Stored data:
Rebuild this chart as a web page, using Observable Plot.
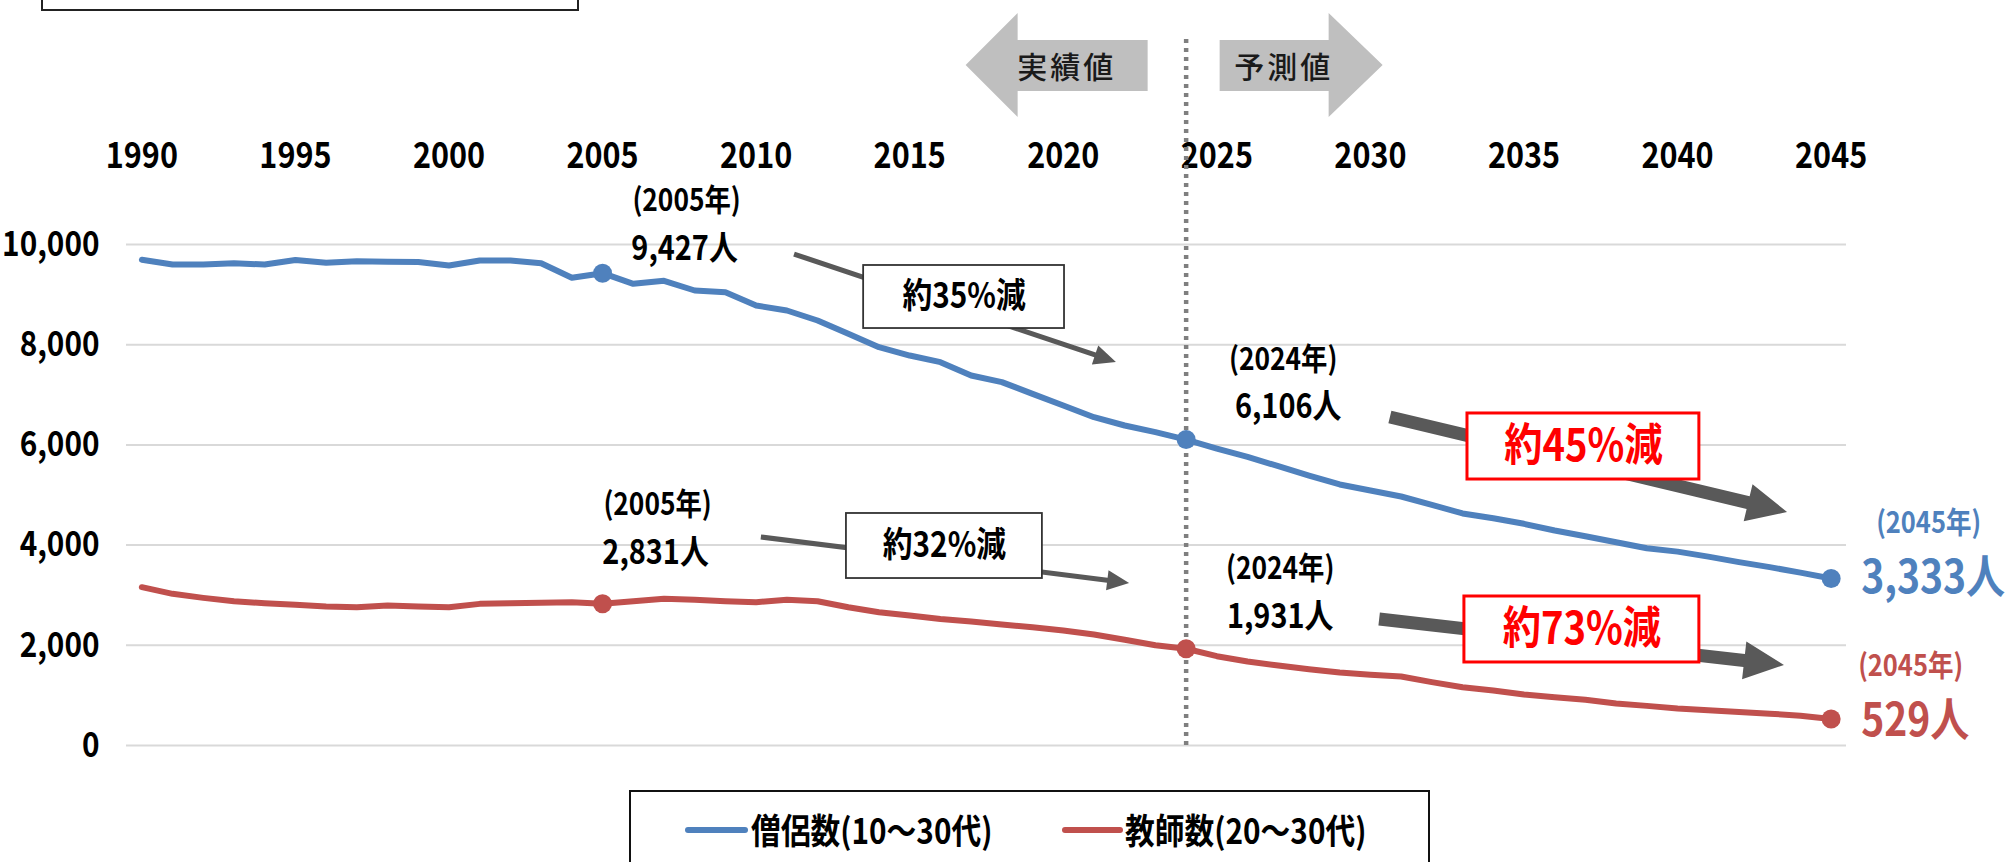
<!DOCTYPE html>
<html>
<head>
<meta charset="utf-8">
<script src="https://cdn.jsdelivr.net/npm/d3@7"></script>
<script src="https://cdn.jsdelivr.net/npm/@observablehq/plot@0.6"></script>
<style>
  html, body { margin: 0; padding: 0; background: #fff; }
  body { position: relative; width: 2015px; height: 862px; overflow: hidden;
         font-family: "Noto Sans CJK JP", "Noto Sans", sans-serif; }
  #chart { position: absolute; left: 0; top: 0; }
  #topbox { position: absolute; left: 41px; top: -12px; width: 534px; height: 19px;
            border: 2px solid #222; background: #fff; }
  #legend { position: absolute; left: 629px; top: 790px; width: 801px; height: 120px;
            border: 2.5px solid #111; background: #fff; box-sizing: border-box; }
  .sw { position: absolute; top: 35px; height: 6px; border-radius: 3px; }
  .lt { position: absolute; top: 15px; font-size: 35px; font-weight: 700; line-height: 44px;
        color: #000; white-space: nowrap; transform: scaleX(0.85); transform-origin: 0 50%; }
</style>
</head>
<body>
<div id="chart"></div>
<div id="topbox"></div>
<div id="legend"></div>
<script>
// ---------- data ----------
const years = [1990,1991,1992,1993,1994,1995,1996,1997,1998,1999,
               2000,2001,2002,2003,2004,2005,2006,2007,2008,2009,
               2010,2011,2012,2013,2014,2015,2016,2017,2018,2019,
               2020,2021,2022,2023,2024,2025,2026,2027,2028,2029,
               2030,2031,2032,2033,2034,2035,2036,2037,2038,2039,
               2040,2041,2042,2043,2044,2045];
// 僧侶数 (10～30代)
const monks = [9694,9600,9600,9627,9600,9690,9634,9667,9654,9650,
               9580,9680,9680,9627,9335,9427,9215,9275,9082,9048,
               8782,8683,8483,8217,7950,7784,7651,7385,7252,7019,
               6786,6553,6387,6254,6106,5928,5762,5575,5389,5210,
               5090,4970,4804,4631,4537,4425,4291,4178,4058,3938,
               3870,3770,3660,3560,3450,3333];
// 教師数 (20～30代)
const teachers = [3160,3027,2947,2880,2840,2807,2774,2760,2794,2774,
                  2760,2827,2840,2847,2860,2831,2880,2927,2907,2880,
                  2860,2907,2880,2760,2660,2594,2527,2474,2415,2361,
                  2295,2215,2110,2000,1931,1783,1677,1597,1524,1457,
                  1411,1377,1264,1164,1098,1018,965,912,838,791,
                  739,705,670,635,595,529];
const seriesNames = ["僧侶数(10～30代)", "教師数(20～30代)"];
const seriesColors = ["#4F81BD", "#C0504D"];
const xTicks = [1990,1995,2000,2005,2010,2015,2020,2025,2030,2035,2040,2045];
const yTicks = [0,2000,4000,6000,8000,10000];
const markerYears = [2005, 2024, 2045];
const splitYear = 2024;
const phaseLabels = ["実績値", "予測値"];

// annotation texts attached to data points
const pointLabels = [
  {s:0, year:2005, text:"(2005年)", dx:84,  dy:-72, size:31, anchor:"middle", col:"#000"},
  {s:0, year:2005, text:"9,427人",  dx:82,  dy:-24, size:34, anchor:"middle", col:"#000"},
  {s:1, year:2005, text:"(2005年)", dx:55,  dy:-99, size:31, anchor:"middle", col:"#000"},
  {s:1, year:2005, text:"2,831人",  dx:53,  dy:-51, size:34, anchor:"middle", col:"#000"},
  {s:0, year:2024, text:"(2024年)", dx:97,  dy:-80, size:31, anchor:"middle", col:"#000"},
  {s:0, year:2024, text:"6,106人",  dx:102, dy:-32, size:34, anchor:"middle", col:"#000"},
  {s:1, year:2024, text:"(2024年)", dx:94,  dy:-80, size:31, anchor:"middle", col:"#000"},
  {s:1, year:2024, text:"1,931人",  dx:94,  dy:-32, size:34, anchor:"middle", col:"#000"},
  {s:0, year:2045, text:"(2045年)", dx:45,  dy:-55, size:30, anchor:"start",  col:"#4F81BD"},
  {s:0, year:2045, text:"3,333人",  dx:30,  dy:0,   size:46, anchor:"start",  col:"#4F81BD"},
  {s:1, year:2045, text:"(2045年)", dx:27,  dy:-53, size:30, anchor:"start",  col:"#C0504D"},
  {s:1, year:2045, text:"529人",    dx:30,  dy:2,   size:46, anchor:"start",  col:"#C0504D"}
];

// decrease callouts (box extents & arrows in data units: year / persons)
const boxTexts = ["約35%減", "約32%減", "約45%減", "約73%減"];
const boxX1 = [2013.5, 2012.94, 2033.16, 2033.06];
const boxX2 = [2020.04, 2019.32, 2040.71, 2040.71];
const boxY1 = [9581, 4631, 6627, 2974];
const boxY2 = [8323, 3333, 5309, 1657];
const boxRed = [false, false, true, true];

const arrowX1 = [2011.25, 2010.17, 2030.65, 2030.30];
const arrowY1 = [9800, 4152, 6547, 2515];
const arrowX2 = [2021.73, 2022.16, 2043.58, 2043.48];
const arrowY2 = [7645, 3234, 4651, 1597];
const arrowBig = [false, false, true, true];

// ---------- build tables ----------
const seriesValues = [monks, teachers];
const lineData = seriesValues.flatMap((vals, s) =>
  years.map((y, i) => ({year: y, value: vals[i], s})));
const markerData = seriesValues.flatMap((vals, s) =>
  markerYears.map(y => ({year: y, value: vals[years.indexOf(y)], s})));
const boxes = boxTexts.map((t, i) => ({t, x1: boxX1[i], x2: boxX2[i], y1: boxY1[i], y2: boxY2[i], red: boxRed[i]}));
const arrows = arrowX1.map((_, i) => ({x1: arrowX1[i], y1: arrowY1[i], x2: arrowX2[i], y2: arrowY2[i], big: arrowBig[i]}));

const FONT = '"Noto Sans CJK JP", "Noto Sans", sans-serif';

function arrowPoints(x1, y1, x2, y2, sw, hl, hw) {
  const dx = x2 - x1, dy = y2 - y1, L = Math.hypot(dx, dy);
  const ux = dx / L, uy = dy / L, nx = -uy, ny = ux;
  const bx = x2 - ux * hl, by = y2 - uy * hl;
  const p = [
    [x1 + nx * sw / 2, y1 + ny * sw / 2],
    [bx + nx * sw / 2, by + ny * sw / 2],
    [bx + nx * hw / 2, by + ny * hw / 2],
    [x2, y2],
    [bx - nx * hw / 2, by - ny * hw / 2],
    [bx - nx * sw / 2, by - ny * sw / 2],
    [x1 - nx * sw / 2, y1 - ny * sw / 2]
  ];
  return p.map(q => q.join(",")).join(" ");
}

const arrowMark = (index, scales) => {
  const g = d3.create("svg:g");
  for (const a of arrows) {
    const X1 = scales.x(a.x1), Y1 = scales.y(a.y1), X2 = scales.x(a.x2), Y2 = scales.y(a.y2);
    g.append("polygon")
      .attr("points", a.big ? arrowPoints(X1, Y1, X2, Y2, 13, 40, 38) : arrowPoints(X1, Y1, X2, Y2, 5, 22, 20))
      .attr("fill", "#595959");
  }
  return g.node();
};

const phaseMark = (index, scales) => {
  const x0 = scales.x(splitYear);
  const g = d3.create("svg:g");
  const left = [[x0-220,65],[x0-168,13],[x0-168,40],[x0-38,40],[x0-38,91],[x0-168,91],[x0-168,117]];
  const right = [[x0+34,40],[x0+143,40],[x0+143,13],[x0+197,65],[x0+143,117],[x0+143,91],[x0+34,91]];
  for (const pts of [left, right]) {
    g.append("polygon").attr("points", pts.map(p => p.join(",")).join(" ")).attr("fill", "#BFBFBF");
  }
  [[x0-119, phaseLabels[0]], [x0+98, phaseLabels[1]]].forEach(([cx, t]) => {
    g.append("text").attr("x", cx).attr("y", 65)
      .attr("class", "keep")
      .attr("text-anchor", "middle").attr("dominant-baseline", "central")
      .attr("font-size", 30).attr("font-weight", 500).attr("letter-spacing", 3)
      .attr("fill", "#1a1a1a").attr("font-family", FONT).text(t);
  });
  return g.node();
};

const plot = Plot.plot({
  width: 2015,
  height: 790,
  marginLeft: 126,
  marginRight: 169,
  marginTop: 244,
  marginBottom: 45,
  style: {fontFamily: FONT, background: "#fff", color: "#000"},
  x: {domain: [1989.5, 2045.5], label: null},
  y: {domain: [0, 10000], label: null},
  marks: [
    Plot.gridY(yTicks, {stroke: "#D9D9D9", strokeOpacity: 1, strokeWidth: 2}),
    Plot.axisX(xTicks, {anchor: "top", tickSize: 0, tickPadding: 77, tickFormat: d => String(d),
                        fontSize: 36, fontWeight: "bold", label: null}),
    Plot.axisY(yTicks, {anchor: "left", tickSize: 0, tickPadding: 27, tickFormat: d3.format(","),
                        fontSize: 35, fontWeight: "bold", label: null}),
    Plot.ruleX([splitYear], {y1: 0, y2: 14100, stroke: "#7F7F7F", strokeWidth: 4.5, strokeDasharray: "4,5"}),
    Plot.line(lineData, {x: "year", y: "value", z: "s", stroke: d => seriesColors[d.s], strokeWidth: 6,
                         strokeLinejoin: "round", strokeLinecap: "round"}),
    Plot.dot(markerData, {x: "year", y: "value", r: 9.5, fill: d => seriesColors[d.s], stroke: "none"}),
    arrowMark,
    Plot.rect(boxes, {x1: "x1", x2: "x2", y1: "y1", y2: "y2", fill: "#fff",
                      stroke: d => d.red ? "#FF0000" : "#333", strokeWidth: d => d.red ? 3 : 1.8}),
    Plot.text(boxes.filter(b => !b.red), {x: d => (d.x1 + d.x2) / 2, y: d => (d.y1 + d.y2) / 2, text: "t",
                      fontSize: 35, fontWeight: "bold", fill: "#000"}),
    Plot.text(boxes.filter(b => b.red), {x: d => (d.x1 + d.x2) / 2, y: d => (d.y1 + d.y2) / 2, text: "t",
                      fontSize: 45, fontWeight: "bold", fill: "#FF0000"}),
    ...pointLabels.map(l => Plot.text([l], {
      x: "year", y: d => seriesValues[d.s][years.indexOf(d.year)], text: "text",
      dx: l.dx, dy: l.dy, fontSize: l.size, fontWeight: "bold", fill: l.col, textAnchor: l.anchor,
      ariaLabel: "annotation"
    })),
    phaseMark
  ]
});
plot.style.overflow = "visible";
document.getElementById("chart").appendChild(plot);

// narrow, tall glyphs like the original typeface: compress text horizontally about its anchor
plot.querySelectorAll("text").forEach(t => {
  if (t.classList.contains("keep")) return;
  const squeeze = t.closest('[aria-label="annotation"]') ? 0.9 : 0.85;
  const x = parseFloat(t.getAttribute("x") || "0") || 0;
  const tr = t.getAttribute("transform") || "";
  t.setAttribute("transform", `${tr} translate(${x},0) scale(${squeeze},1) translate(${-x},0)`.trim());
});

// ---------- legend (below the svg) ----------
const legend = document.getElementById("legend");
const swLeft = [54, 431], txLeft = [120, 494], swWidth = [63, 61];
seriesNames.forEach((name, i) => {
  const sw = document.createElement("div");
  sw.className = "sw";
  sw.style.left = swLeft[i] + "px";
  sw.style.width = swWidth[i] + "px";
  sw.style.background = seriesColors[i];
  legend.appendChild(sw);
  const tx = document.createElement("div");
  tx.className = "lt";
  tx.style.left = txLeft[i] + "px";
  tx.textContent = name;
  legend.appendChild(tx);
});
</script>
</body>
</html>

Exercise requirements: Pull out all lines containing "chart".

Solution below:
Rebuild this chart as a web page, using Observable Plot.
  #chart { position: absolute; left: 0; top: 0; }
<div id="chart"></div>
document.getElementById("chart").appendChild(plot);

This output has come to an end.